In my eagerness to do the deed I forgot to take some before shots, only after shots but I managed to find older photos taken the past few years to give an idea what they looked like prior to their trim.
|Before - Yucca rostrata (extreme right)|
|Before - Yucca thompsoniana|
The third one, the tallest of the lot is a Yucca linearifolia (green form). I decided to withold the secateurs as I thought it looked nice the way it is, untouched. It is tall enough that the old leaves neatly falling to the sides doesn't obstruct the view of the trunk nor it detracts from the symmetry of the head. Some 'gents' do look good with a bit of facial hair!
|Yucca linearifolia (green form)|
Now a group shot of the Yuccas, with the big Dasylirion quadrangulatum amongst them. Only the Dasylirion will remain as it is placed now, all the Yuccas will be planted out in the next few weeks. I'm slightly worried about this as Yucca roots are notoriously brittle, and if done haphazardly you could easily break off all of the existing roots in the process. All those years of getting them well rooted again could go be in vain, if I lose them it will be like starting all over again, not to mention setting them back too. And almost always they would need some form of staking to keep them as straight up as possible, until they are well established and rooted in their planting area. As the photo illustrates, they have the tendency to lean in whatever direction they wish without the support of an adequate stake (and the stake of the Y. linearifolia clearly isn't good enough). It'll be fun and games come the time we plant them out. If we need to break off the pot then so be it, my main concern is preserve as much of the existing rootball as possible.
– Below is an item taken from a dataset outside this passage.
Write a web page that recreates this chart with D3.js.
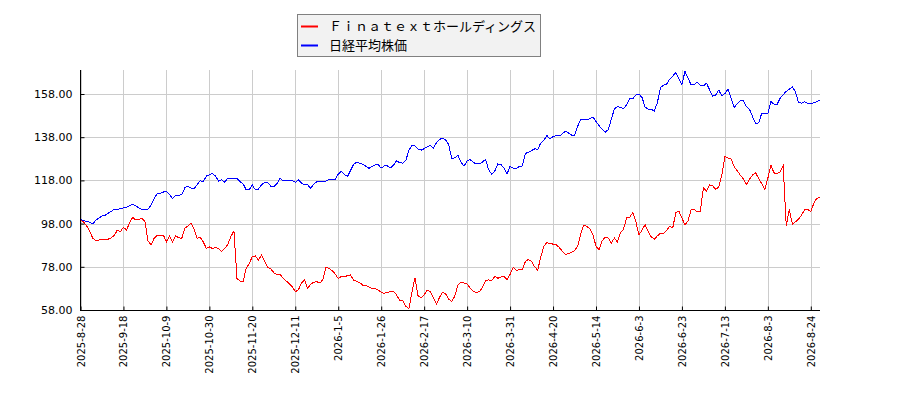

Speaking of the Dasylirion quadrangulatum, all it needed was a very light trim. What needed doing was some 'hair teasing' as I used a stick to tease off some of the dead bamboo leaves that have accumulated in between its leaves. They are prone to accumulate debris on their crown so it's best to tease off the debris from time to time to keep them looking attractive.
Last one on to the barber's chair is a much smaller Dasylirion quadrangulatum. All I do to protect it in the winter is truss up the leaves and bubble wrap the pot. Despite the small caudex, it has a big footprint for its size as the leaves form a lovely, symmetrical sphere that sways with the breeze, gorgeous! I trussed it last year with no effects to the leaves nor its symmetry. This year, when I untrussed it the outer and middle leaves were pointing all over the place, in different direction, and strange enough it reminded me of the hair of the Cat Lady character in the Simpsons (my imagination can get overactive at times!).
|Before - small Dasylirion quadrangulatum (right side)|
|smaller Dasylirion quadrangulatum|
|Astelia nervosa 'Westland'|
But the barber is too tired to sort out such a complicated job. I'll sleep over it now, maybe I'll tackle it tomorrow energy permitting!